Crooked Rain, Crooked Rain
Group show in Derry's Centre for Contemporary Art, named after the 1994 Pavement album, features a range of works inspired by nature and marked by lush weirdness
There is something cosy, domestic, suburban about the presentation of Crooked Rain, Crooked Rain at the Centre for Contemporary Art in Derry.
A little nook has been created in which to watch Melanie Bonajo’s video, so you can get a bit of peace away from the bustle of the rest of the house. Ikea pot plants – still carrying their barcode labels and instructions for care – have been placed around the rooms, making the house a home. And a number of the pieces are on stands supported by old curtain poles. Waste not, want not.
There was a similar feel about the 2014 Ryan Gander show, Make Every Show Like It's Your Last. It is clever and funny approach to visual arts presentation by the CCA's curators. The gallery welcomes you and wrong-foots you, like marvelling at an exhibit in Madame Tussauds, until the still-as-a-statue security guard gives you a wink and walks away.
So, secure and homely is the general atmosphere, but what of the subject matter? This is a group show that also deals with psychoactive plants: sedatives, stimulants, euphoric, deliriants. It is about nature and un-nature, art and altered consciousness, re-shaped perception.
There are two sculptures that I love, both by German artist, Veit Laurent Kurz. Standing on a tall table with curtain pole legs, each is a diorama.
Using polystyrol, acrylic, candle jelly, wood, plastic flowers, model grass and glass, Kurz has made models of new, unnatural, natural swamp-worlds, artificially controlled and constantly monitored, their colours threatening and alien. These pieces feel sinister and dangerous, the act of viewing like meddling. It is bold and visionary work. And there is also a touch of the Bond villain’s lair about it, something there too that makes you want to buy a box of toy soldiers and re-enact a battle.
In Dutch artist Melanie Bonajo’s video, 'Night Soil: Fake Paradise Pt.1', a blindfolded woman feels her way through city streets at night. The female narrator talks of uncertainty, doubt, fear, the need to experience and the need to experiment. Here is loss, and an effort to find and re-connect.
We see an indoor pool, luxurious, clean, clear, precise, private, surrounded by furniture that is elegant and exactly placed. A naked woman stands on the diving board, holding in front of her an image of a beautiful beach. And then she is in the water, swimming, playing and then standing still holding again the picture of the beach.

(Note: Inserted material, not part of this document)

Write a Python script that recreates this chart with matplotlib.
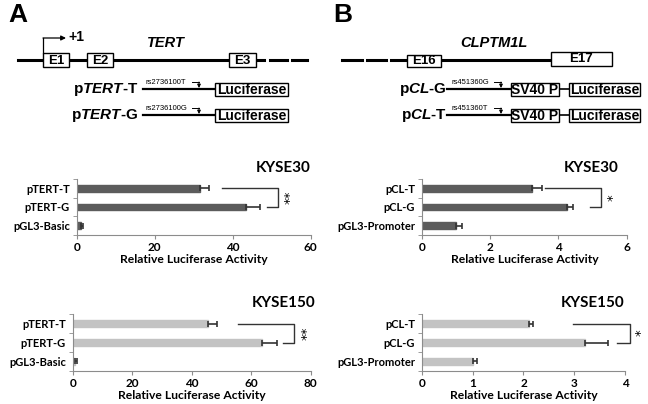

Refracted light distorts her body, the natural light is changed as it shines through the windows and ripples across the picture. The voice becomes angry, scared and defiant. She talks of ceremony, men, ritual, passage. She says that psychedelics saved her life.
There are three prints by the late German artists Karl Blossfeldt, from his 1928 series, Art Forms in Nature. These are images of plants, focussed and concentrated, stripped of context, where nature becomes art, or something else, at least, its structures a subject for enquiry and study, a first step towards alteration.

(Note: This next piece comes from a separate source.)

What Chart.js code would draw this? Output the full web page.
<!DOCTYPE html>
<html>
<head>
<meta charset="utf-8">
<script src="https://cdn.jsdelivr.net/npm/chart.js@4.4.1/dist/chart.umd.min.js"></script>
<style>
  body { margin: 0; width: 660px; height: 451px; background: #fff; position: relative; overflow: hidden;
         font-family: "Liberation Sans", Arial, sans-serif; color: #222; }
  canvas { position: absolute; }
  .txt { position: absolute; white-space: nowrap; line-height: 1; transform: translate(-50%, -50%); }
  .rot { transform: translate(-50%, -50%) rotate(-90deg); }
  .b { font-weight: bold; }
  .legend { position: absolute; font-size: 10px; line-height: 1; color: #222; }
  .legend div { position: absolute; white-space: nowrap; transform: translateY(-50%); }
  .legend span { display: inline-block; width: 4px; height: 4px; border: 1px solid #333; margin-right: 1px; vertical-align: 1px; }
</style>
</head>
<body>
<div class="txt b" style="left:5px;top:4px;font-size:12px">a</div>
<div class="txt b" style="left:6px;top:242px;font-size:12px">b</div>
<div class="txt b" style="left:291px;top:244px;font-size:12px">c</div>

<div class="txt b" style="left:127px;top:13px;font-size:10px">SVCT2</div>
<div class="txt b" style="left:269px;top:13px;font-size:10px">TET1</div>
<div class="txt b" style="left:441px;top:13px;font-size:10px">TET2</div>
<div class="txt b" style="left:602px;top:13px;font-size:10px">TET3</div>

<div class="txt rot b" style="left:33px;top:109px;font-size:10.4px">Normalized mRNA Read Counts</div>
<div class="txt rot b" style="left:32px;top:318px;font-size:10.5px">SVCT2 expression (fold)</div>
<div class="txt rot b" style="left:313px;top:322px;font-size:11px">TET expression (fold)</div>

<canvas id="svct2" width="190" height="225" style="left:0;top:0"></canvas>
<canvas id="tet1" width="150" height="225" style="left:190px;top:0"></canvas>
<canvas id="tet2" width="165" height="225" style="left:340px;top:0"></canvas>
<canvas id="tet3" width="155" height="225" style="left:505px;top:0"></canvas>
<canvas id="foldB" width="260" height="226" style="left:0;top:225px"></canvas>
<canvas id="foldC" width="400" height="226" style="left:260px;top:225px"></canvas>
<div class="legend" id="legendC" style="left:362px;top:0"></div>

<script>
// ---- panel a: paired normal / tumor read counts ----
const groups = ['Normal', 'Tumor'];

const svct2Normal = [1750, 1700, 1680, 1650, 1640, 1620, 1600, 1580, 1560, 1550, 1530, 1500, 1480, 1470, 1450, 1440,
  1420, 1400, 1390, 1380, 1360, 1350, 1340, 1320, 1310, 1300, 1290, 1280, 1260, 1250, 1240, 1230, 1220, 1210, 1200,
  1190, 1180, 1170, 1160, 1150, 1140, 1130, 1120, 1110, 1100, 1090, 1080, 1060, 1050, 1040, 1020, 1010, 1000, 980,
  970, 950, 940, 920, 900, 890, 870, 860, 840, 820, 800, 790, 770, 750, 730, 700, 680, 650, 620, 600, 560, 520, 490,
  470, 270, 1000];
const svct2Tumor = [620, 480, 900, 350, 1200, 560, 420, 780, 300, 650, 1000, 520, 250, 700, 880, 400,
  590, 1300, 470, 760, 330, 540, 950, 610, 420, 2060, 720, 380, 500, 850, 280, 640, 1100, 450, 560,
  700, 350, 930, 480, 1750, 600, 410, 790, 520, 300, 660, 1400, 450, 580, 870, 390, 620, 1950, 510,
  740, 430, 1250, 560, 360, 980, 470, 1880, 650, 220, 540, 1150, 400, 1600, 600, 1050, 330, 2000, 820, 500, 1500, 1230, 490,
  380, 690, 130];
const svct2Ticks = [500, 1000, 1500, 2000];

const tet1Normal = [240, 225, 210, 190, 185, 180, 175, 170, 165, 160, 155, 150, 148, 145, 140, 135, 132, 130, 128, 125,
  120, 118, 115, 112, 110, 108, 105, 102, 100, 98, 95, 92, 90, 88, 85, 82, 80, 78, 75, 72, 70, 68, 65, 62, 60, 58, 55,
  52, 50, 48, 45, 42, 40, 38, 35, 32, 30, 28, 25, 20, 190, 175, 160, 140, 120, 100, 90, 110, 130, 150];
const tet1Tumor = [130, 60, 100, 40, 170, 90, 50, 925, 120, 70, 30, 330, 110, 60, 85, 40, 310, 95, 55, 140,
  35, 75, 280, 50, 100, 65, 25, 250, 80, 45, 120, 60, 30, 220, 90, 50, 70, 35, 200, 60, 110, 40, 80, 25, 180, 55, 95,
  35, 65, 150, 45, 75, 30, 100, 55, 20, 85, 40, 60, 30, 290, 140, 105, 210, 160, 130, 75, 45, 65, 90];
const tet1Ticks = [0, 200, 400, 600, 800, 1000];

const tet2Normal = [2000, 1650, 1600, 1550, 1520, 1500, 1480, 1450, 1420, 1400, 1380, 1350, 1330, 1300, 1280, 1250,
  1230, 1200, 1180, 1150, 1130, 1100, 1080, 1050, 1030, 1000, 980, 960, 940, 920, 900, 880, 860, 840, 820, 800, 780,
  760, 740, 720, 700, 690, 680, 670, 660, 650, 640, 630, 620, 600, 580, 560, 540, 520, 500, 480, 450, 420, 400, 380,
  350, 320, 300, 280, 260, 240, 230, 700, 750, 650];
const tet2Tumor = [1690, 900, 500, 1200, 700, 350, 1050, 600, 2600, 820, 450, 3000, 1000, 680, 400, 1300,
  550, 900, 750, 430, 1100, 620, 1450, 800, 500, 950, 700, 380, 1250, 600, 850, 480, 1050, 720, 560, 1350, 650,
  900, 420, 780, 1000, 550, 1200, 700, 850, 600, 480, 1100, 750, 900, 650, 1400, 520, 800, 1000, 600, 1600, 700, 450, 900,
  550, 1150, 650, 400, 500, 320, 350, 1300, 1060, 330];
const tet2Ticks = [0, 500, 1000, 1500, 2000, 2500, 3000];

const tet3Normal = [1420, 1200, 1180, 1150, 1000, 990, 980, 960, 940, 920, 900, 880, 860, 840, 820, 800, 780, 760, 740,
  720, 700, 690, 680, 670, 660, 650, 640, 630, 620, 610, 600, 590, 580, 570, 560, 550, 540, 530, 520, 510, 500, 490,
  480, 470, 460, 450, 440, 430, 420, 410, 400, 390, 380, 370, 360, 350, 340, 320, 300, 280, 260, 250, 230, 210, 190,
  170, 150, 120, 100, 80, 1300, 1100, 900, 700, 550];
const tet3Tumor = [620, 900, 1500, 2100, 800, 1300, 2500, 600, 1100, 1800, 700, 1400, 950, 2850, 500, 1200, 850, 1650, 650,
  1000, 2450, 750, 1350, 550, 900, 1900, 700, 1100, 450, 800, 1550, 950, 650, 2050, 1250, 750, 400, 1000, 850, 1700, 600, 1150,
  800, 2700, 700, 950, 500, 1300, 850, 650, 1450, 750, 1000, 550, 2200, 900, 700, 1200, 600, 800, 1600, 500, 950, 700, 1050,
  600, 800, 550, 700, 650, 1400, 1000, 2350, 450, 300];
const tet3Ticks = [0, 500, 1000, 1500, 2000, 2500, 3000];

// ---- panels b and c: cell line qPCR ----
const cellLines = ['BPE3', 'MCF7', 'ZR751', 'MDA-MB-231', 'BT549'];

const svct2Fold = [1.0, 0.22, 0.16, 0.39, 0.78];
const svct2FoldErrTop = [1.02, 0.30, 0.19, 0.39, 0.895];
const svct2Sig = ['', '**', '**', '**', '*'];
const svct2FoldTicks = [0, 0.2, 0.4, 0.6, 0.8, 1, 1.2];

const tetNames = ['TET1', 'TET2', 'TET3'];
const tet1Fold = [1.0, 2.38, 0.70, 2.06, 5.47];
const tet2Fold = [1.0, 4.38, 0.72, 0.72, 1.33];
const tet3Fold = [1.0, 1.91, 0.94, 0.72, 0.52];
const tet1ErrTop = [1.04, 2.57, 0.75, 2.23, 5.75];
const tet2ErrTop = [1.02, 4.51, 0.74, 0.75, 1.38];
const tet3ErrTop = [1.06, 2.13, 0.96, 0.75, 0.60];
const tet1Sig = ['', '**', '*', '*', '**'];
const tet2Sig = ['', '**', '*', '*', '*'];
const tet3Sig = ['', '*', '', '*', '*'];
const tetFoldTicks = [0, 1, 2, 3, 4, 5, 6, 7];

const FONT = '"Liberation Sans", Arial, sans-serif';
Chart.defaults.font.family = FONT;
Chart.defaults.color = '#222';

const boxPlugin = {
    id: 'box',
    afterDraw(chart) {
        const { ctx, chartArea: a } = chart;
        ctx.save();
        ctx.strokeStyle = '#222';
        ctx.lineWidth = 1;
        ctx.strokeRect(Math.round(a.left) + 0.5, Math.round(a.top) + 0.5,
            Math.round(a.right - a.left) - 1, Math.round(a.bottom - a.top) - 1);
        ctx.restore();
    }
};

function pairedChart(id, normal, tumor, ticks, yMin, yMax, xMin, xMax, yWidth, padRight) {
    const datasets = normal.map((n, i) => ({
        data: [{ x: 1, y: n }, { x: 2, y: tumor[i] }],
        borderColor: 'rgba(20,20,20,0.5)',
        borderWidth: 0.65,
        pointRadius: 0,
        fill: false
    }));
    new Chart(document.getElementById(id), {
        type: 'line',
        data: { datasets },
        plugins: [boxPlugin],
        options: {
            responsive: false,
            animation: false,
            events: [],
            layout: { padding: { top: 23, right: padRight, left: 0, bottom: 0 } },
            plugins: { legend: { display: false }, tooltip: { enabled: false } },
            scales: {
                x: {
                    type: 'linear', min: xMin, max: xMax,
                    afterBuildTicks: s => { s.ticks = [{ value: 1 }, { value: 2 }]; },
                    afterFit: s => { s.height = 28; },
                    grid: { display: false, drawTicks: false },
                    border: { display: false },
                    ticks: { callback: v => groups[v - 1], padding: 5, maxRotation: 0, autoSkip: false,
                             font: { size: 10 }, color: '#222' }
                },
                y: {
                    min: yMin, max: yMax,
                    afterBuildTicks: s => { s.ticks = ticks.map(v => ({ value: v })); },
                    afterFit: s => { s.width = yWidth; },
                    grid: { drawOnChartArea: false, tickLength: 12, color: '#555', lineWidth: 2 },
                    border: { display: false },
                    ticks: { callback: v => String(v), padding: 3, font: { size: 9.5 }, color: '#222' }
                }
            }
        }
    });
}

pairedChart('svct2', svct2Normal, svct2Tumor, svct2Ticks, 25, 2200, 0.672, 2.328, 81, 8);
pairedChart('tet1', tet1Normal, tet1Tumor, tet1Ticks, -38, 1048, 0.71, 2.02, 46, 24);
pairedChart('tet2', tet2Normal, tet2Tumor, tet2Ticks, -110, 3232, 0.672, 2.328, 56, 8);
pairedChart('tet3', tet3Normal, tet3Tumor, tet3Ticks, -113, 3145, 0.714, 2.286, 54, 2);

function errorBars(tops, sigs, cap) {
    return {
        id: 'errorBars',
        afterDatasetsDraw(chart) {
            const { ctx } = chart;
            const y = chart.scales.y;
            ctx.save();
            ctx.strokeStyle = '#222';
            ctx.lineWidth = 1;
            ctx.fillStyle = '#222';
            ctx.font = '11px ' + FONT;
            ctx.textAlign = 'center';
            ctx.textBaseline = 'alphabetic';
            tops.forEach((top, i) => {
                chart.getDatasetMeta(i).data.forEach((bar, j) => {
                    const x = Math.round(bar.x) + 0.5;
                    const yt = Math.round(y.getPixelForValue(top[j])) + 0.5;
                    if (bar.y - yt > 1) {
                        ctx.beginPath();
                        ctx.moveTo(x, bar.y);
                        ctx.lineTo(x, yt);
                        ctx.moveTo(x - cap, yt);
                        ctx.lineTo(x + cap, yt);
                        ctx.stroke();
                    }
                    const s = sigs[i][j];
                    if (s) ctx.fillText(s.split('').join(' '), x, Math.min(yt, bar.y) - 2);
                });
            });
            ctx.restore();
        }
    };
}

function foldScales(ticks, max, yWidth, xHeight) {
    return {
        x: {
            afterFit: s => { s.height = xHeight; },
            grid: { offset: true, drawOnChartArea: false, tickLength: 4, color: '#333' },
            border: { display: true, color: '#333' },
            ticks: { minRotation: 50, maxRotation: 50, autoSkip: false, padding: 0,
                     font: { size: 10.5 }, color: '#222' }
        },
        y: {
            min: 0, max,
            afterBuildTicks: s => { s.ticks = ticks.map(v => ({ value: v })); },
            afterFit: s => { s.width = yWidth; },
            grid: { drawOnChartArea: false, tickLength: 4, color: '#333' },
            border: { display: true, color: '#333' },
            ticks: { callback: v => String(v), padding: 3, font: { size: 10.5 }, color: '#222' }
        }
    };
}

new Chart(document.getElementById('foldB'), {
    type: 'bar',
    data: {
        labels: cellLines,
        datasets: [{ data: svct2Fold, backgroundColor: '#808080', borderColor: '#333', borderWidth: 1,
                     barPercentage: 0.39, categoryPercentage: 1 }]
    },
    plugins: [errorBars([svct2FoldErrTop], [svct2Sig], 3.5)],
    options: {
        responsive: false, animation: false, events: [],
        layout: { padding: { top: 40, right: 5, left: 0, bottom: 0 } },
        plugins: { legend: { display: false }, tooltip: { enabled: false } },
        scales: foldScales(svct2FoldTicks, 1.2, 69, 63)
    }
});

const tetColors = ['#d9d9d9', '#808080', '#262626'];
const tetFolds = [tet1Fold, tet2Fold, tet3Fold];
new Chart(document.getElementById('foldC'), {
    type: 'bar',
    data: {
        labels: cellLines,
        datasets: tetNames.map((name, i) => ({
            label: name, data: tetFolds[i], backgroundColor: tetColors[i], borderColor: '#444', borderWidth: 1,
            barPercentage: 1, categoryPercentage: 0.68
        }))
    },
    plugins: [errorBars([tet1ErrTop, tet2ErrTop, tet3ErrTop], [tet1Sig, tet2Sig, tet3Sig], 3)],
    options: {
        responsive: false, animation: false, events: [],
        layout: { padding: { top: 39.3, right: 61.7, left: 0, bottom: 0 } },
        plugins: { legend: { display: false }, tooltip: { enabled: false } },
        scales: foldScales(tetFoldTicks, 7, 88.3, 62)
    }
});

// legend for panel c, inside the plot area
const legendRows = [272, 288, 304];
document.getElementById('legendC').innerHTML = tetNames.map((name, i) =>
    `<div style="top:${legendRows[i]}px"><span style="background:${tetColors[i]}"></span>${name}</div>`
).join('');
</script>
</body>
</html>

Ciaran O Dochartaigh, from Derry, exhibits pictures that are held in giant metal frames so that they stick out from the wall, like Athena poster displays. They show khat and datura plants – single branches, or in pots, the angles disturbing and unfamiliar. The colours too are strange, sci-fi shades that are dangerous, poisonous, enticing.
Then there are 15 works by Belfast-born artist Gemma Anderson, from her Isomorphogenesis series. These are experiments in response to natural forms, the development of one new structure from the study of another. Forming, reforming, new birth. The results are like magical marine shapes, or breakdowns of atomic structures, nature re-understood.
This re-creation, or new development, or management is present throughout the whole exhibition. In another piece by Kurz, a watergun becomes part of a branch, to make control more manageable, an exercise in increased efficiency.
Edward Clydesdale Thomson’s 'Belief and Productivity, Jeanette', has miniature Norwegian spruces planted in shelves, on one side of a fake tree. On the other is a giant steel leaf, under which hangs a forestry jacket. And throughout the show, the images from one piece inform the others. Bonajo’s beauty, effort and rituals, both admirable and a little ridiculous, at times, top and tail the whole thing.
Crooked Rain, Crooked Rain was the second studio album by American indie group Pavement, released in 1994. 'Cut Your Hair' was the first single taken from it. Rolling Stone celebrated the record’s 20th birthday last year, talking of its deranged beauty and its aspirations of pastoral beauty. The songs are funny, beautiful and emotional, and the whole album is full of lush weirdness. It is a fitting title for this similarly ecletic exhibition.
Crooked Rain, Crooked Rain runs in the Centre for Contemporary Art, Derry until March 21.